Seven Tips for Beating the Holiday Blues

The holidays are here, and while we should be excitedly shopping and decking the halls, sometimes the season often brings unwelcome guests like chaos, stress, and depression – better known as the holiday blues. And it’s no wonder as the holidays often bring a dizzying array of issues such as financial worries, baking, shopping, cleaning, and entertaining.

Throw in an overwhelming career at a busy medical practice and a global pandemic, and it’s the perfect recipe for the holiday blues. If you’re dealing with feelings of stress or depression, know that you aren’t alone. There are ways to manage your symptoms and get the help you need; follow these seven tips for beating the blues this season!

Understanding seasonal depression. 

The holidays can trigger feelings of sadness for many reasons. Maybe you can’t make it to your family for the holidays; you may be missing the memories from holidays past, or are in a challenging financial situation. If you’re going through a difficult time, it is hard to see others with extra joy in their lives as they celebrate what should be the most wonderful time of the year.

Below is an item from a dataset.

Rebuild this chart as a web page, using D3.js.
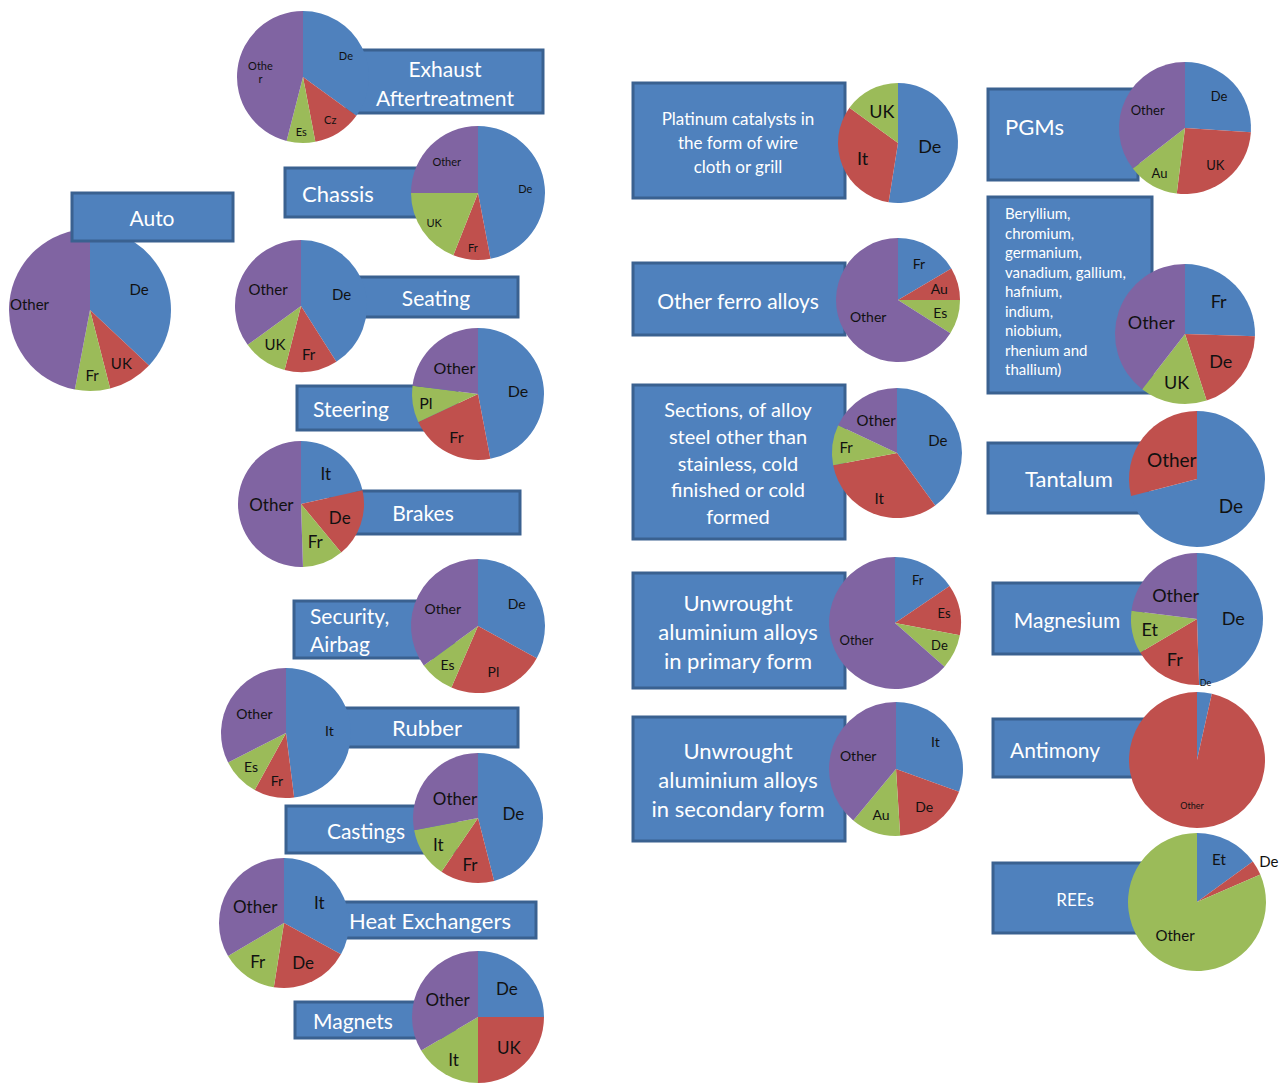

However, not everyone is as happy as they appear, and seasonal depression is more common than you may think. Studies show that approximately 14 percent of Americans experience the winter blues. The holidays often present a never-ending list of challenging demands that exacerbate these feelings. So how do you know if you are experiencing the holiday blues? Some of the symptoms include:

  • Feeling more tired than usual.
  • Disrupted sleeping patterns.
  • Lack of pleasure in things that used to bring you joy.
  • Feeling easily angry or irritable.
  • Difficulty concentrating.
  • Feelings of loneliness.
  • Withdrawing from family and friends.

To treat seasonal depression, it’s crucial that you fully understand it and its symptoms. While the holiday blues are not an officially recognized disorder, that does not mean that these mental health problems should be ignored. Keep reading for tips on coping with these symptoms.

Take care of your body.

Eat well, drink a lot of water, get quality sleep, stay active, and then be merry. Instead of making yet another New Year’s resolution to join a gym or take a yoga class, give your mind and body an early gift and do it right now.

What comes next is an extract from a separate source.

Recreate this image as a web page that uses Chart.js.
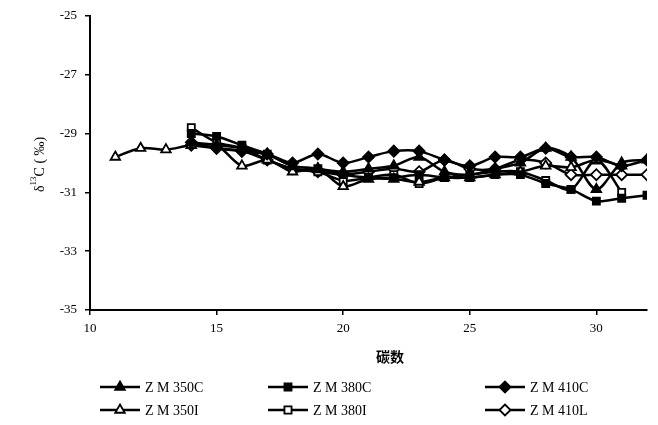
<!DOCTYPE html>
<html>
<head>
<meta charset="utf-8">
<script src="https://cdn.jsdelivr.net/npm/chart.js@4.4.0/dist/chart.umd.min.js"></script>
<style>
  html, body { margin: 0; padding: 0; background: #fff; }
  #wrap { width: 658px; height: 425px; }
</style>
</head>
<body>
<div id="wrap"><canvas id="c13Chart" width="658" height="425"></canvas></div>
<script>
// carbon numbers
const carbons = [11, 12, 13, 14, 15, 16, 17, 18, 19, 20, 21, 22, 23, 24, 25, 26, 27, 28, 29, 30, 31, 32];

// delta 13C values (per mil), null = no sample
const zm350c = [null, null, null, -29.3, -29.4, -29.5, -29.7, -30.1, -30.2, -30.3, -30.2, -30.1, -29.8, -30.3, -30.4, -30.2, -30.0, -29.5, -29.8, -30.9, -30.0, -29.9];
const zm380c = [null, null, null, -29.0, -29.1, -29.4, -29.7, -30.1, -30.2, -30.4, -30.5, -30.5, -30.4, -30.5, -30.5, -30.4, -30.4, -30.7, -30.9, -31.3, -31.2, -31.1];
const zm410c = [null, null, null, -29.3, -29.5, -29.6, -29.7, -30.0, -29.7, -30.0, -29.8, -29.6, -29.6, -29.9, -30.1, -29.8, -29.8, -29.5, -29.8, -29.8, -30.1, -29.9];
const zm350i = [-29.8, -29.5, -29.55, -29.4, -29.4, -30.1, -29.9, -30.3, -30.2, -30.8, -30.55, -30.55, -30.65, -30.5, -30.5, -30.4, -30.3, -30.1, -30.15, -29.9, -30.1, null];
const zm380i = [null, null, null, -28.8, -29.3, -29.5, -29.9, -30.2, -30.3, -30.6, -30.5, -30.4, -30.7, -30.5, -30.4, -30.3, -30.3, -30.6, -30.9, -29.9, -31.0, null];
const zm410l = [null, null, null, -29.4, -29.5, -29.6, -29.9, -30.2, -30.3, -30.4, -30.3, -30.2, -30.3, -29.9, -30.2, -30.2, -29.9, -30.0, -30.4, -30.4, -30.4, -30.4];

const xTicks = [10, 15, 20, 25, 30];
const yTicks = [-25, -27, -29, -31, -33, -35];

const serif = '"Liberation Serif", "DejaVu Serif", serif';

function toPoints(arr) {
    return carbons.map((c, i) => ({ x: c, y: arr[i] })).filter(p => p.y !== null);
}

// label, values, marker, filled?
const series = [
    ['Z M 350C', zm350c, 'triangle', true],
    ['Z M 380C', zm380c, 'rect', true],
    ['Z M 410C', zm410c, 'rectRot', true],
    ['Z M 350I', zm350i, 'triangle', false],
    ['Z M 380I', zm380i, 'rect', false],
    ['Z M 410L', zm410l, 'rectRot', false]
];

const datasets = series.map(s => ({
    label: s[0],
    data: toPoints(s[1]),
    borderColor: '#000',
    borderWidth: 2.5,
    pointStyle: s[2],
    pointRadius: s[2] === 'rect' ? 5 : 5.5,
    pointBackgroundColor: s[3] ? '#000' : '#fff',
    pointBorderColor: '#000',
    pointBorderWidth: 1.8,
    fill: false,
    tension: 0.3
}));

// draws y title, x title and the 3x2 legend
const extras = {
    id: 'extras',
    afterDraw(chart) {
        const c = chart.ctx;
        c.save();
        c.fillStyle = '#000';

        // y axis title: delta 13 C (per mil)
        c.translate(40, 158);
        c.rotate(-Math.PI / 2);
        c.textBaseline = 'middle';
        c.font = '14px ' + serif;
        let x = -34;
        c.fillText('δ', x, 0);
        x += c.measureText('δ').width;
        c.font = '9px ' + serif;
        c.fillText('13', x, -6);
        x += c.measureText('13').width;
        c.font = '14px ' + serif;
        c.fillText('C ( ‰)', x, 0);
        c.setTransform(1, 0, 0, 1, 0, 0);

        // x axis title
        c.font = 'bold 14px "Noto Sans CJK SC"';
        c.textAlign = 'center';
        c.fillText('碳数', 390, 357);

        // legend
        const cols = [100, 268, 485];
        const rows = [387, 410];
        c.textAlign = 'left';
        c.font = '14px ' + serif;
        chart.data.datasets.forEach((ds, i) => {
            const lx = cols[i % 3];
            const ly = rows[Math.floor(i / 3)];
            c.strokeStyle = '#000';
            c.lineWidth = 2.5;
            c.beginPath();
            c.moveTo(lx, ly);
            c.lineTo(lx + 40, ly);
            c.stroke();
            c.fillStyle = ds.pointBackgroundColor;
            c.lineWidth = 1.8;
            Chart.helpers.drawPoint(c, { pointStyle: ds.pointStyle, radius: ds.pointRadius, rotation: 0, borderWidth: 1.8 }, lx + 20, ly);
            c.fillStyle = '#000';
            c.textBaseline = 'middle';
            c.fillText(ds.label, lx + 45, ly + 1);
        });
        c.restore();
    }
};

new Chart(document.getElementById('c13Chart'), {
    type: 'line',
    data: { datasets: datasets },
    plugins: [extras],
    options: {
        responsive: false,
        animation: false,
        layout: { padding: { top: 12, right: 11, left: 0, bottom: 0 } },
        plugins: {
            legend: { display: false },
            tooltip: { enabled: false }
        },
        scales: {
            x: {
                type: 'linear',
                min: 10,
                max: 32,
                afterBuildTicks: axis => { axis.ticks = xTicks.map(v => ({ value: v })); },
                afterFit: axis => { axis.height = 115; },
                ticks: { color: '#000', font: { family: serif, size: 13 }, padding: 6, maxRotation: 0 },
                grid: { display: true, drawOnChartArea: false, drawTicks: true, tickLength: 5, color: '#000', lineWidth: 1.5 },
                border: { display: true, color: '#000', width: 2 }
            },
            y: {
                min: -35,
                max: -25,
                afterBuildTicks: axis => { axis.ticks = yTicks.map(v => ({ value: v })); },
                afterFit: axis => { axis.width = 90; },
                ticks: { color: '#000', font: { family: serif, size: 13 }, padding: 8 },
                grid: { display: true, drawOnChartArea: false, drawTicks: true, tickLength: 5, color: '#000', lineWidth: 1.5 },
                border: { display: true, color: '#000', width: 2 }
            }
        }
    }
});
</script>
</body>
</html>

You will be amazed at how just the littlest bit of movement will lift your spirits and how reducing junk food, sugar, and alcohol will reduce your blues. Sleep deprivation and inconsistent sleep patterns are at the root of many people’s depression, making sleep a priority during these long winter months.

Accept your feelings.

If you can’t be with loved ones this season, or you are missing those who have passed away, it’s essential to realize that it’s normal to experience sadness. It’s acceptable to take some time for yourself to cry, reflect, or express your feelings.

You can’t force yourself to be happy just because it’s the holiday season. So be kind to yourself and give yourself some time to wallow in your sadness now and then. Just don’t make it a habit.

Know when to say no.

Saying yes when you should say no can leave you feeling resentful and drained – especially at work. Friends and colleagues will understand if you can’t participate in every project or pick-up extra shifts.

If it’s not possible to say no when your supervisor asks you to work overtime, remove something else from your schedule to make up for the lost time.

[Need more tips on reducing stress at work? Click here!]

Seek help.

Don’t underestimate the power of friends, family, co-workers, or support groups. Talk about your feelings with them, make a simple phone call, or chat over coffee. Releasing your emotions will help others understand you, and more importantly, help you understand yourself!

Focus on gratitude.

Embracing gratitude and positivity can help to ease some of the sadness that occurs during the holiday season. Research shows that focusing on thankfulness helps people feel happier and more optimistic, even when things aren’t going well.

Another way to help yourself feel more grateful is by helping others. Helping others can be the best antidote to self-pity and seasonal sadness. Find someone who is struggling more than you are, lend them a helping hand, and remind yourself of the real meaning of the season.

Talk to a professional.

Remember that if you are experiencing a bout of the winter blues or full-blown depression, there is no need for you to handle it alone. If your feelings of sadness or hopelessness become more serious, talk to a mental health professional.

The holiday blues can turn November and December into a time of dread for many. But there are things that you can do to turn it around; start by paying attention to the situations contributing to your stress, anxiety, and sadness. By understanding the things that lead to your holiday blues, you can begin taking steps to control these triggers before they take over your joy and happiness.